# Stated goal
Write out nothing but the lines from the first line of the entries below through the line with "from bokeh.resources import INLINE"; no pictures go in.

begin

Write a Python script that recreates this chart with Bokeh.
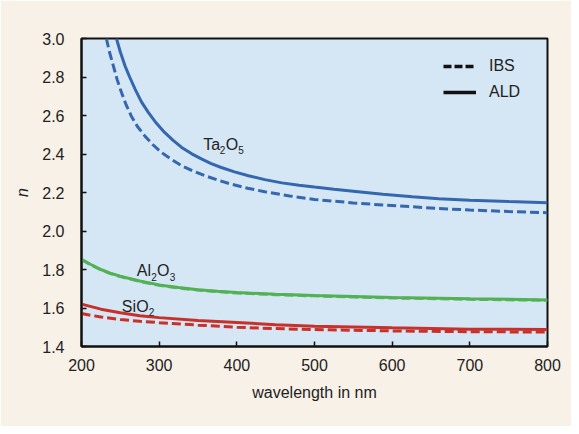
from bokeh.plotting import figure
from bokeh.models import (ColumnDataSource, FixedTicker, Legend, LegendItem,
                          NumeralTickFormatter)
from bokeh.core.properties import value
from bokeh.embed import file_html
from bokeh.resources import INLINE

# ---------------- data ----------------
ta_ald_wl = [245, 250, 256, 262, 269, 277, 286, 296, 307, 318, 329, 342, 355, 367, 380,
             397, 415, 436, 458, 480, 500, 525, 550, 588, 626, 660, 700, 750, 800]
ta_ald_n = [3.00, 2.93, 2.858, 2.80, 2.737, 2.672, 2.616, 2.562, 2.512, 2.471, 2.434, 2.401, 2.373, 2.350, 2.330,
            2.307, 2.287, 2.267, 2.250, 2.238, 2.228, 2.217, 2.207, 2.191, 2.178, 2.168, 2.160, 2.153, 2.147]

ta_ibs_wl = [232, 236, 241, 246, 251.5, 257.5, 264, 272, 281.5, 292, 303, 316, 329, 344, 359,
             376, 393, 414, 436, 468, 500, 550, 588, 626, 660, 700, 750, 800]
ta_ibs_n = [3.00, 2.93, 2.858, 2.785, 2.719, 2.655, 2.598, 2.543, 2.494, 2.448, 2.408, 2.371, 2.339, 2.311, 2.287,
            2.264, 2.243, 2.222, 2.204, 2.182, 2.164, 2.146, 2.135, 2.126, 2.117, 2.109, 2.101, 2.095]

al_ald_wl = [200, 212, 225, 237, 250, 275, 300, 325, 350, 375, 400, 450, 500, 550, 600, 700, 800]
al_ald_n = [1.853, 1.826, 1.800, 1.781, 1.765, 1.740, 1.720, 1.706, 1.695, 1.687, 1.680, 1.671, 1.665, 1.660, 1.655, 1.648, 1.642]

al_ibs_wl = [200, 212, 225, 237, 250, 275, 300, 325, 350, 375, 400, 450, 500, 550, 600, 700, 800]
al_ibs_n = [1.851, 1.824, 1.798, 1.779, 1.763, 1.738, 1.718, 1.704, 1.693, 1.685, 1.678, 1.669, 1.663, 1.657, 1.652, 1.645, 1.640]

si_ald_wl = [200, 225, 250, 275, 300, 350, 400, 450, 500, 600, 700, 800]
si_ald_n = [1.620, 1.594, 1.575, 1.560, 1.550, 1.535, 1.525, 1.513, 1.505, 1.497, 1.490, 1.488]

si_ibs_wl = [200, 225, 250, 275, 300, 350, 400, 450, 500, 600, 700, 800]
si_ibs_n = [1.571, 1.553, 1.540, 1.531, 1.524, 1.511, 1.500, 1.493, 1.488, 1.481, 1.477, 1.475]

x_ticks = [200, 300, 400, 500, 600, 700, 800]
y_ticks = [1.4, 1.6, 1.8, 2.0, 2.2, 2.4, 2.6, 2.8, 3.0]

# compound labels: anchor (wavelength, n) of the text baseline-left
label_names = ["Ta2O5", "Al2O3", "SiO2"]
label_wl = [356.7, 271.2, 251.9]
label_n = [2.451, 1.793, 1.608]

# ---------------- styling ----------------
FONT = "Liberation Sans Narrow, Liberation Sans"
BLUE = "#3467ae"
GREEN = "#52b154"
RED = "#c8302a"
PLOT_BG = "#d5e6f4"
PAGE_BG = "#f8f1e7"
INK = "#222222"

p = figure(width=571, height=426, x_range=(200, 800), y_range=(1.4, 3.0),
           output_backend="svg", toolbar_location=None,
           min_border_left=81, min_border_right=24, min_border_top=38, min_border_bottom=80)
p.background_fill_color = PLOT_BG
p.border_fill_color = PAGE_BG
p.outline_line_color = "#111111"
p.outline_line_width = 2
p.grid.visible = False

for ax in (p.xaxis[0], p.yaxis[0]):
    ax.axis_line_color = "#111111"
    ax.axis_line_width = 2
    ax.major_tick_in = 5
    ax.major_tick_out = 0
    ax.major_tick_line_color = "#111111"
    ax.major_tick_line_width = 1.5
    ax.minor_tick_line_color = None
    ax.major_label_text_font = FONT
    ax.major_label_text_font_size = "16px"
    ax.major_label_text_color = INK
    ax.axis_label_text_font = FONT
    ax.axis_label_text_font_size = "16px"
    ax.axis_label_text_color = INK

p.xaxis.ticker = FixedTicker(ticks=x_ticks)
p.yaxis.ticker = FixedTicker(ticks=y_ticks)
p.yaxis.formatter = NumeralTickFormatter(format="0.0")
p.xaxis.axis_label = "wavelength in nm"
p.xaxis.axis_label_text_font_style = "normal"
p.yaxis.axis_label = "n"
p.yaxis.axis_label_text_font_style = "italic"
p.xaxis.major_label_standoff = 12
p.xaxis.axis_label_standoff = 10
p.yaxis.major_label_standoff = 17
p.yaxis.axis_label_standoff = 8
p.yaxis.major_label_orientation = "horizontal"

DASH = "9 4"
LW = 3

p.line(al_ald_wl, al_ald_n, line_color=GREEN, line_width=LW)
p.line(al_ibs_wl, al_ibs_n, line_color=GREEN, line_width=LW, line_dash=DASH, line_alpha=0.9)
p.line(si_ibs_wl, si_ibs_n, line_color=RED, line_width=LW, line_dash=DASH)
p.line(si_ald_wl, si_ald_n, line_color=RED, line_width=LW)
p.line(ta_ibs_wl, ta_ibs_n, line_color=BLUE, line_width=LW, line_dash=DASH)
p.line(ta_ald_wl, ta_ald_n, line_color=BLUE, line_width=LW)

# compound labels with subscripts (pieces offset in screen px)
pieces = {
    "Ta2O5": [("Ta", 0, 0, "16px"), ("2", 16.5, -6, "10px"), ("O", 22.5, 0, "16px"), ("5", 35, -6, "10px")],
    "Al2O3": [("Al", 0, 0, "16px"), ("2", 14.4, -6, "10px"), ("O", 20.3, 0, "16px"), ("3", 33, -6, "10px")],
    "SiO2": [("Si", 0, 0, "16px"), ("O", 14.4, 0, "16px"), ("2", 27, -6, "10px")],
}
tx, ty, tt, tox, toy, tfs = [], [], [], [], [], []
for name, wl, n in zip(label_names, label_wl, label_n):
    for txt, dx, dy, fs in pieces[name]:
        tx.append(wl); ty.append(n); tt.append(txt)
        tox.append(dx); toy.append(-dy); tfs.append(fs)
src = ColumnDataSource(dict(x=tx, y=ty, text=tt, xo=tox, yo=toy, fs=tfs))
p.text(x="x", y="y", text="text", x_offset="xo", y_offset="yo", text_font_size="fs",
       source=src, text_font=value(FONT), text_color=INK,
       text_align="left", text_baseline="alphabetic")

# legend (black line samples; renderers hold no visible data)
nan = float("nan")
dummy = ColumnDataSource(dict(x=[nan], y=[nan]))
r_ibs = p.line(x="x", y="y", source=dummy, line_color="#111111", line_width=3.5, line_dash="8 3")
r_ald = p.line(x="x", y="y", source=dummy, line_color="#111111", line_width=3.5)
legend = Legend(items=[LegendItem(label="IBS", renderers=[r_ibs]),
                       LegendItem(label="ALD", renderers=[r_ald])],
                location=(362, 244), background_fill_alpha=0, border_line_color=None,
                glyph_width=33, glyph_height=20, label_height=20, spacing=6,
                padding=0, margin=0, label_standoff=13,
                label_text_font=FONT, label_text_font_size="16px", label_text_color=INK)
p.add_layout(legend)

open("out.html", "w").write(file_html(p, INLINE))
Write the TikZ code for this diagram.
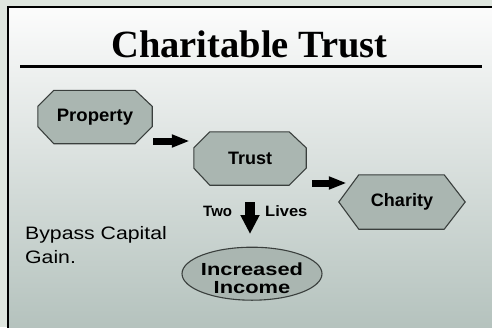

end

# Solution for this problem
Write a Python script that recreates this chart with Bokeh.
from bokeh.plotting import figure
from bokeh.models import (ColumnDataSource, FixedTicker, Legend, LegendItem,
                          NumeralTickFormatter)
from bokeh.core.properties import value
from bokeh.embed import file_html
from bokeh.resources import INLINE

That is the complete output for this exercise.